Written exercise: Go through the lines below and copy each one that holds the string "matplotlib".

— start Dataset excerpts —

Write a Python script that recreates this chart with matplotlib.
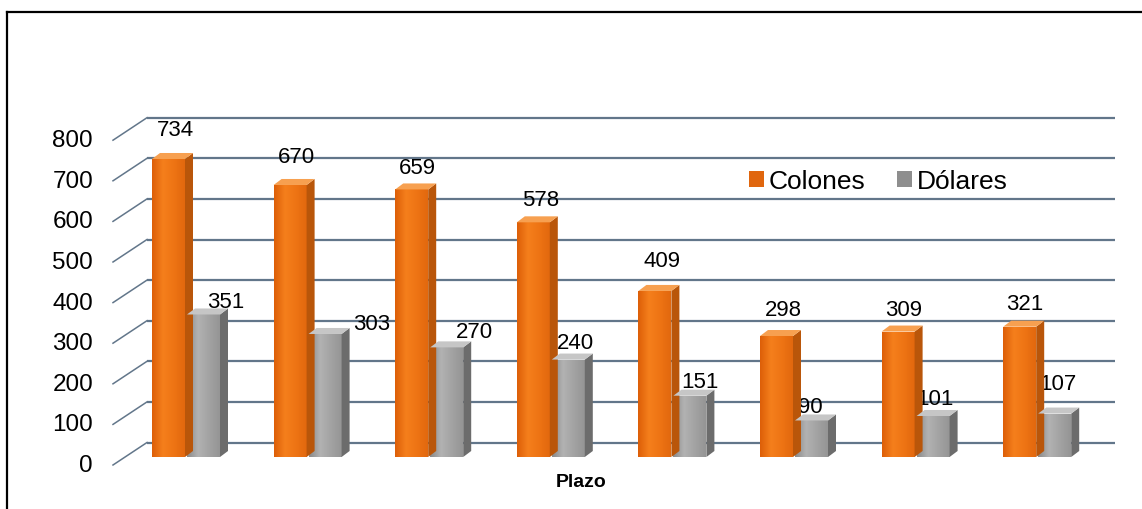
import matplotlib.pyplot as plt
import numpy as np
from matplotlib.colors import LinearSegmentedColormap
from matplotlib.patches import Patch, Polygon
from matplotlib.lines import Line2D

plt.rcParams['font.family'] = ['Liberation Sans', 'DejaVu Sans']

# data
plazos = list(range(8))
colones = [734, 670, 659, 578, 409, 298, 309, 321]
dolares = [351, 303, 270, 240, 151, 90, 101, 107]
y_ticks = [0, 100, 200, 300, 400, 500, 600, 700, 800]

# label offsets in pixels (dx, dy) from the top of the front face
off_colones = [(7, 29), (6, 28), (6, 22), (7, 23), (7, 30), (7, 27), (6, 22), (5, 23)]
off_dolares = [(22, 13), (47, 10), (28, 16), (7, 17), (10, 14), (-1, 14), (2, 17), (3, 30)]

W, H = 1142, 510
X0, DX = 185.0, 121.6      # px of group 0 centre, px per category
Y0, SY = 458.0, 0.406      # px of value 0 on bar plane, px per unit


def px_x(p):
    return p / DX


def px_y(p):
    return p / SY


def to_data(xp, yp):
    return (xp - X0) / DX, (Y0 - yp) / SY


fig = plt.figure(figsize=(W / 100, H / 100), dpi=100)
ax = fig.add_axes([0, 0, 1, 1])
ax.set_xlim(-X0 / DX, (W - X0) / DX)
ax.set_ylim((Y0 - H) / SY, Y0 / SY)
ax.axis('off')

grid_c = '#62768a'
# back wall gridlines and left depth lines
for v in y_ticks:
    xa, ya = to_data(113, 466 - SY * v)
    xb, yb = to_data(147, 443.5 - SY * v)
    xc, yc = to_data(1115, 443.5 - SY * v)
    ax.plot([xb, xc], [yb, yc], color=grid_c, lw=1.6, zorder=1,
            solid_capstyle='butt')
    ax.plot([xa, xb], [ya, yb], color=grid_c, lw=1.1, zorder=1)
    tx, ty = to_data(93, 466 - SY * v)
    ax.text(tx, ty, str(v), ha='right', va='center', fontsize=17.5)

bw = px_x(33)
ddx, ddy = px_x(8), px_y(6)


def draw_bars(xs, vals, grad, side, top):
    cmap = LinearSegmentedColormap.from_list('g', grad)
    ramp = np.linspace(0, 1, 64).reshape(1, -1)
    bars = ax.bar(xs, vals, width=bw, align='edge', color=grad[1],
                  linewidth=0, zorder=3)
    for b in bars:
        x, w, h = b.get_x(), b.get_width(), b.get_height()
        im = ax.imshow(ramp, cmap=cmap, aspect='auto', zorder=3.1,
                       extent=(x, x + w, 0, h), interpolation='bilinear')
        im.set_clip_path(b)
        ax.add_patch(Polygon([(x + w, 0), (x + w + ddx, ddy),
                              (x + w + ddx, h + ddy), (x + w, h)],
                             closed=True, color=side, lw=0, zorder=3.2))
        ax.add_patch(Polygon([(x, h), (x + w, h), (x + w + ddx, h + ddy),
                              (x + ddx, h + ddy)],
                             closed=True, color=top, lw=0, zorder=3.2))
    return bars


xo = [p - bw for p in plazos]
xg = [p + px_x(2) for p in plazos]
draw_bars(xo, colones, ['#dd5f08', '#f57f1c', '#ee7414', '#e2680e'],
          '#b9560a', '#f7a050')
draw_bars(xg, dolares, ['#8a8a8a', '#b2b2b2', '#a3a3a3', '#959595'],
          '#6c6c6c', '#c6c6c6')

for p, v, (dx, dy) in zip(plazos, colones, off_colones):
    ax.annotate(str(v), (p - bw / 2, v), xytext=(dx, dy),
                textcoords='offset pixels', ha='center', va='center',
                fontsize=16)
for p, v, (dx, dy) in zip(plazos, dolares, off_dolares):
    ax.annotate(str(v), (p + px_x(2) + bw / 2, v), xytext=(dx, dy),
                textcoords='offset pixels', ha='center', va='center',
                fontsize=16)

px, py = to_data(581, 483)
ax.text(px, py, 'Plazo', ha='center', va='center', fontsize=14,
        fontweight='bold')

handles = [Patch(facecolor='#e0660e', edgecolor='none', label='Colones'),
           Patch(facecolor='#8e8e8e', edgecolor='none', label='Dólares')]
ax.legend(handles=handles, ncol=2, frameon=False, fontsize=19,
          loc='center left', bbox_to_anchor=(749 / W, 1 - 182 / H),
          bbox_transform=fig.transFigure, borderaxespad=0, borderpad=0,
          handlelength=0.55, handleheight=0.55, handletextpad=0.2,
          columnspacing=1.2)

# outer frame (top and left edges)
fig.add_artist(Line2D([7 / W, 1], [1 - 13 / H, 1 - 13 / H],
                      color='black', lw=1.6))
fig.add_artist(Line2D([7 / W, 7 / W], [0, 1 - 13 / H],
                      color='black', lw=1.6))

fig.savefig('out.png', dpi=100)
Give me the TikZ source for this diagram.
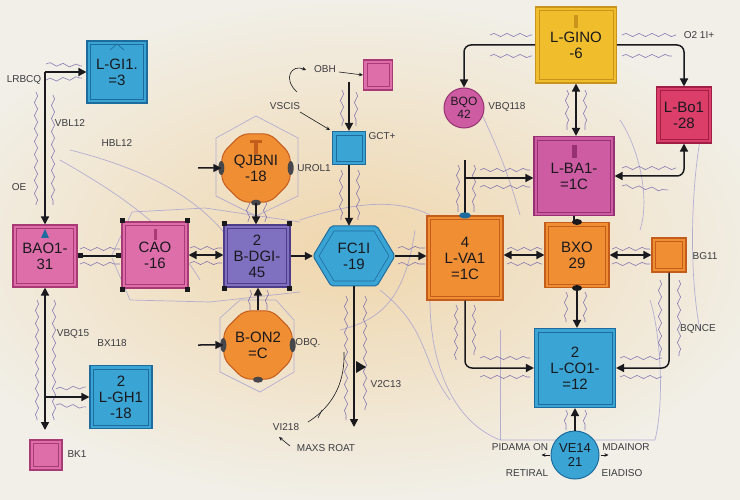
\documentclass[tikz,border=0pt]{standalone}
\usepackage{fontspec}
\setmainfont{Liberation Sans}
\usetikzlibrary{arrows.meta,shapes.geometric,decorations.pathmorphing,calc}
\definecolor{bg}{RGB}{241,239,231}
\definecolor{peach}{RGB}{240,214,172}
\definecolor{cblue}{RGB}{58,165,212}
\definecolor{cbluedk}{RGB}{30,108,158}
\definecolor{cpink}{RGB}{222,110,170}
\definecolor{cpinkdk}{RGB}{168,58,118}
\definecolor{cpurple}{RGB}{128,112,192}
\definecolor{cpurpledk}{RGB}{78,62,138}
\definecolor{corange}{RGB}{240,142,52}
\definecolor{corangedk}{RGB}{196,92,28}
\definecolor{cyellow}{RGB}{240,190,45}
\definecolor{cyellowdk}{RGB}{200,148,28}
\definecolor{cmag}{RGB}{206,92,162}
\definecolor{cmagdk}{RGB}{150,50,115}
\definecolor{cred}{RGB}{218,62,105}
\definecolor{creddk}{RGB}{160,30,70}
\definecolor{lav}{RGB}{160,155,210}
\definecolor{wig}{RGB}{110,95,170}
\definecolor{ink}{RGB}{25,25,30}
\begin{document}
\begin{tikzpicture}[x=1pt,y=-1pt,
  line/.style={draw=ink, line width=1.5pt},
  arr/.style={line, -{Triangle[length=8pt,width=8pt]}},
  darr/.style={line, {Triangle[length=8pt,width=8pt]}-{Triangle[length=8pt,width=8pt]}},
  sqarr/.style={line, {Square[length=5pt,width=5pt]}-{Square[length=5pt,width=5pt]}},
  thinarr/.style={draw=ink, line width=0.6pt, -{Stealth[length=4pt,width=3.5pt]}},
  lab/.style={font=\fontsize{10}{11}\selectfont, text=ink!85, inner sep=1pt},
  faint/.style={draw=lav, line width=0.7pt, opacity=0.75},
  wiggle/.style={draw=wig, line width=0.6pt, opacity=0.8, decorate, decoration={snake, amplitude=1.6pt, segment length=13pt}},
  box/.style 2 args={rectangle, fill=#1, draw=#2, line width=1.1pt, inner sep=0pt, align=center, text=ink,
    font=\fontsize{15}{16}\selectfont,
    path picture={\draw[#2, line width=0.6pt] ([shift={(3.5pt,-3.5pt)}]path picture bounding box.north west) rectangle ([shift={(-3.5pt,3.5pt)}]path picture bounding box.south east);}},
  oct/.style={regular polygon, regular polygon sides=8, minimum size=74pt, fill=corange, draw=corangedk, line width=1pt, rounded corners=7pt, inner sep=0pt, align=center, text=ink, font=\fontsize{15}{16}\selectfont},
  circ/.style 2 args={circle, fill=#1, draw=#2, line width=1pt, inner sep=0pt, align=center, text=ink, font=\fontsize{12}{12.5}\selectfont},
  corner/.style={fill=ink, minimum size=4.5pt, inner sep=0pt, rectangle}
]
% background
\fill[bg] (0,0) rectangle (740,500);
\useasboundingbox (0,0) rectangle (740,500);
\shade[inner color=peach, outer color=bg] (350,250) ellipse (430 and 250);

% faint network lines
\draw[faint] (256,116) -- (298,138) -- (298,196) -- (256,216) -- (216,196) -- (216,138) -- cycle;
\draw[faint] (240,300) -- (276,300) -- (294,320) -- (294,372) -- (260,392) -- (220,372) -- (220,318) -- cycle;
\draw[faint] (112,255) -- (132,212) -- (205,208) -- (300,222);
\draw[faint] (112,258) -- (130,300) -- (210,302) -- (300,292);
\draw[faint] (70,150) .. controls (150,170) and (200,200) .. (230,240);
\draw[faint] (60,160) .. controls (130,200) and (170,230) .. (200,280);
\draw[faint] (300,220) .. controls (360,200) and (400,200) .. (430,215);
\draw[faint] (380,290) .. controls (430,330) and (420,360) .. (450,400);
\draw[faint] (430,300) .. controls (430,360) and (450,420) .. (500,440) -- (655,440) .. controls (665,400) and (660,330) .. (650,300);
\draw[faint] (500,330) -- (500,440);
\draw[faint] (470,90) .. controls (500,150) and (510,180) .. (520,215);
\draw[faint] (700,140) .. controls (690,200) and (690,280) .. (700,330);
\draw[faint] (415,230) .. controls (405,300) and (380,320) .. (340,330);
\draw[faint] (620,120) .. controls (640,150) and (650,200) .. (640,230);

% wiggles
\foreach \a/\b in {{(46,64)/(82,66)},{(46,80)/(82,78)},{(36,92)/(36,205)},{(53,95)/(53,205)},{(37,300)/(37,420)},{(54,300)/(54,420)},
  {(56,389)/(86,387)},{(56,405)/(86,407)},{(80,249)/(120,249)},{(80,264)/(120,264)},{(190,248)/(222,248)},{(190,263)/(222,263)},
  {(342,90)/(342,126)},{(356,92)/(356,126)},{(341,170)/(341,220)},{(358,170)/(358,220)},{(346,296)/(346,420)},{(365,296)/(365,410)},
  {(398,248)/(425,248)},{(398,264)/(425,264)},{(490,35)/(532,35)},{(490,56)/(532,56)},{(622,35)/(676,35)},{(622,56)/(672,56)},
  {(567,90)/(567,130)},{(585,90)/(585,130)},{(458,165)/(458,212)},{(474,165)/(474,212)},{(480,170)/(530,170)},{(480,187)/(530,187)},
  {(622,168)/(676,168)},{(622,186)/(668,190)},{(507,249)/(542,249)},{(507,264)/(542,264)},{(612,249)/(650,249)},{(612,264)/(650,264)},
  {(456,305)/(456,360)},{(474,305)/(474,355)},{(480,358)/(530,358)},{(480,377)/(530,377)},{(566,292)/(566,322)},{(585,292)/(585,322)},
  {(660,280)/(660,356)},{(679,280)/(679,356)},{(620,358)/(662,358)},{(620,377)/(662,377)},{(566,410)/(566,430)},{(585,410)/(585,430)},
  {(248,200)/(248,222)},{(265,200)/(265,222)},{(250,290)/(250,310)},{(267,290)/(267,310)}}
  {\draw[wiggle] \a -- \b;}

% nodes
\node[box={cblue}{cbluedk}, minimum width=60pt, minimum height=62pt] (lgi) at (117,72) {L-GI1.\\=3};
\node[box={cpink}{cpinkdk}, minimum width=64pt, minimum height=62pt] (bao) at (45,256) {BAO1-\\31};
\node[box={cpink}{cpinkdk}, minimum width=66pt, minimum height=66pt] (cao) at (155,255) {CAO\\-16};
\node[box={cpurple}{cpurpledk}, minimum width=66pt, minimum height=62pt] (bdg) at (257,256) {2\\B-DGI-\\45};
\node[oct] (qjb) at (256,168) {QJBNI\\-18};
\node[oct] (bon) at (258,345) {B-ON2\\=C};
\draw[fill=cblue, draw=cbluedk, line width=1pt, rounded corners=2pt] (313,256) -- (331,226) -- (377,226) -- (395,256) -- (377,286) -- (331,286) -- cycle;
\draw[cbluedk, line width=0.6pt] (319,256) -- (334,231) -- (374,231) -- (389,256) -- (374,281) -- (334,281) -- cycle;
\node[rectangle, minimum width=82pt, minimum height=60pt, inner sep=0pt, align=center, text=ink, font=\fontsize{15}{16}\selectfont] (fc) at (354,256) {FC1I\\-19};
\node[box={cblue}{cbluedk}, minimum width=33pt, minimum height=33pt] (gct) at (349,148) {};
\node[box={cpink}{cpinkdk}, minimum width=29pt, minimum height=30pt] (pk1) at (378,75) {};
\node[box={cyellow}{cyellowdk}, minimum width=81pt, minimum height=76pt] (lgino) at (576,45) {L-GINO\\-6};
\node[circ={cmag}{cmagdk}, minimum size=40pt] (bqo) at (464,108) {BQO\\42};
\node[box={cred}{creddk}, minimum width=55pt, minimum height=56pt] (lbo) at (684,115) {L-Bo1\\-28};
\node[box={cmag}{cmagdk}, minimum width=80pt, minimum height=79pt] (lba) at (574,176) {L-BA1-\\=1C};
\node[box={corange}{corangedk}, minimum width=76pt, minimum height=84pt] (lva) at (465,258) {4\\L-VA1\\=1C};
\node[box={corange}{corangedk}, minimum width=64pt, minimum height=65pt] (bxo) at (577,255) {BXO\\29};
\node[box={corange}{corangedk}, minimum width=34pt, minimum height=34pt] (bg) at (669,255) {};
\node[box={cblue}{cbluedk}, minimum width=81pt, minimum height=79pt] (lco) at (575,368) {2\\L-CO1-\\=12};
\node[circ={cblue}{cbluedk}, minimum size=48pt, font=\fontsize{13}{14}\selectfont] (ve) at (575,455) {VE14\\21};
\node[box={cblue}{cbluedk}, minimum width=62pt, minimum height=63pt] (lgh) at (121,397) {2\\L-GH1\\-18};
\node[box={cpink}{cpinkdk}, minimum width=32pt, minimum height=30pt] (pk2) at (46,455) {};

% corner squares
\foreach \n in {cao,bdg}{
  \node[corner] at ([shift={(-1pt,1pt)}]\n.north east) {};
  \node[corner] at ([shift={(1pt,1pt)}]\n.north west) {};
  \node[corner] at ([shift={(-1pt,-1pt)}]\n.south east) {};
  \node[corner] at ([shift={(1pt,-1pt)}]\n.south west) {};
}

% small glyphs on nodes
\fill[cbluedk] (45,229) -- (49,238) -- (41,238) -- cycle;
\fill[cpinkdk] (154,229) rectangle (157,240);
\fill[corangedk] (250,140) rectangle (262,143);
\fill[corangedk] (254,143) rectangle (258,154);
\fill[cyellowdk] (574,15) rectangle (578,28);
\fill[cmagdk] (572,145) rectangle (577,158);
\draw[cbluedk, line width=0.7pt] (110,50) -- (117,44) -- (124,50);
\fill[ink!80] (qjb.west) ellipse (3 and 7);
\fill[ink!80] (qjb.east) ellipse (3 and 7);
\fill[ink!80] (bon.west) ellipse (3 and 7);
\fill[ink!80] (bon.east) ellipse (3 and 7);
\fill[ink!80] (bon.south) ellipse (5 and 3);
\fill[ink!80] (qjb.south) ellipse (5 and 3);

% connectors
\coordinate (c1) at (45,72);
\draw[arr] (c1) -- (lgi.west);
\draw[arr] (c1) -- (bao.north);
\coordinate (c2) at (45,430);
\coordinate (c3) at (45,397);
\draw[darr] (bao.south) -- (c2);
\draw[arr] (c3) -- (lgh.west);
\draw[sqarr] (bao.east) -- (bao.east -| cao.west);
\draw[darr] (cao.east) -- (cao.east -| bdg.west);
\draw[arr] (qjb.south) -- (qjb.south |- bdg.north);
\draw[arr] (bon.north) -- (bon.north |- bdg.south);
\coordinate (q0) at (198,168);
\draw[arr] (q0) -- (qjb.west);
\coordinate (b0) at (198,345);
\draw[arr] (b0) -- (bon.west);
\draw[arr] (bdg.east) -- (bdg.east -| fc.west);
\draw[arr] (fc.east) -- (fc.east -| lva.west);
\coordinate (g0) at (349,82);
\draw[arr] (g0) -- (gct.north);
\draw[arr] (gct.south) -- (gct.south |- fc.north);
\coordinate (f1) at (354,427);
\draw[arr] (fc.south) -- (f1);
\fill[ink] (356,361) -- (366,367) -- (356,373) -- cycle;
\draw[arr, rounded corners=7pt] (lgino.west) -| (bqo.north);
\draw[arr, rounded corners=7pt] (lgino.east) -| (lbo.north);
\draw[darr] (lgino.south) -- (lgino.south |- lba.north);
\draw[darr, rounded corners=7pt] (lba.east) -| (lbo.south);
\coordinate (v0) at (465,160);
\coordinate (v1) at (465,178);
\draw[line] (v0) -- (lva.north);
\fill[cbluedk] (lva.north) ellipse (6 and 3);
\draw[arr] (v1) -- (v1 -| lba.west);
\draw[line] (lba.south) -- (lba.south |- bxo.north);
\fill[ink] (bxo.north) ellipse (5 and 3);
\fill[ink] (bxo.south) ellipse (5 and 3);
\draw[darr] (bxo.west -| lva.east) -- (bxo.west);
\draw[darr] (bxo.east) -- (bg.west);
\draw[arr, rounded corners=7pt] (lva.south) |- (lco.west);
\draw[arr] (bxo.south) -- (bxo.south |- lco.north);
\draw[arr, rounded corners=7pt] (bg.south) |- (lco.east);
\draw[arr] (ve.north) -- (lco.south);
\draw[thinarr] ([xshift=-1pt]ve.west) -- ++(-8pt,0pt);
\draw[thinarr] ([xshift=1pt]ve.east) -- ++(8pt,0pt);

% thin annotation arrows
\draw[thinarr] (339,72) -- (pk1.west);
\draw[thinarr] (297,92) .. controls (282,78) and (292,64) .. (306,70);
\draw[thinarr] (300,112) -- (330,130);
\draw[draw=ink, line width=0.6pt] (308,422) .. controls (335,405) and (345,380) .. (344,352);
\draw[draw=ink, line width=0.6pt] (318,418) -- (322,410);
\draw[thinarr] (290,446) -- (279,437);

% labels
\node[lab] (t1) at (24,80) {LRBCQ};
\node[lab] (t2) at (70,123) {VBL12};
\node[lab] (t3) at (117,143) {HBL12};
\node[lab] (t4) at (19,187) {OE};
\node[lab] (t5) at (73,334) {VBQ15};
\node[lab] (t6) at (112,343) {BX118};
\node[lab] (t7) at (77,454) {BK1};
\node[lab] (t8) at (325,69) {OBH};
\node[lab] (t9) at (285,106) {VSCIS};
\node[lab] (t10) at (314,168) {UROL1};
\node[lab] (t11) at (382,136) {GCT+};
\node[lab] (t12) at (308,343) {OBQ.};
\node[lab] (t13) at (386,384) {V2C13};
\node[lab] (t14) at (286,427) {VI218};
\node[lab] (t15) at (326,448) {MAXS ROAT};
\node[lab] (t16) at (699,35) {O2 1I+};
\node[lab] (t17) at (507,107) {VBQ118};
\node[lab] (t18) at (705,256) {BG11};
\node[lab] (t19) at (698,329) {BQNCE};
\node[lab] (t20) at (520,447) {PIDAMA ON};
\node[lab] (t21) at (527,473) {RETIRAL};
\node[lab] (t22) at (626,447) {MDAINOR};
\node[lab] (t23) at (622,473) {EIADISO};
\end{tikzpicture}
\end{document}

— end Dataset excerpts —

Result below:
Write a Python script that recreates this chart with matplotlib.
import matplotlib.pyplot as plt
from matplotlib.colors import LinearSegmentedColormap
from matplotlib.patches import Patch, Polygon
from matplotlib.lines import Line2D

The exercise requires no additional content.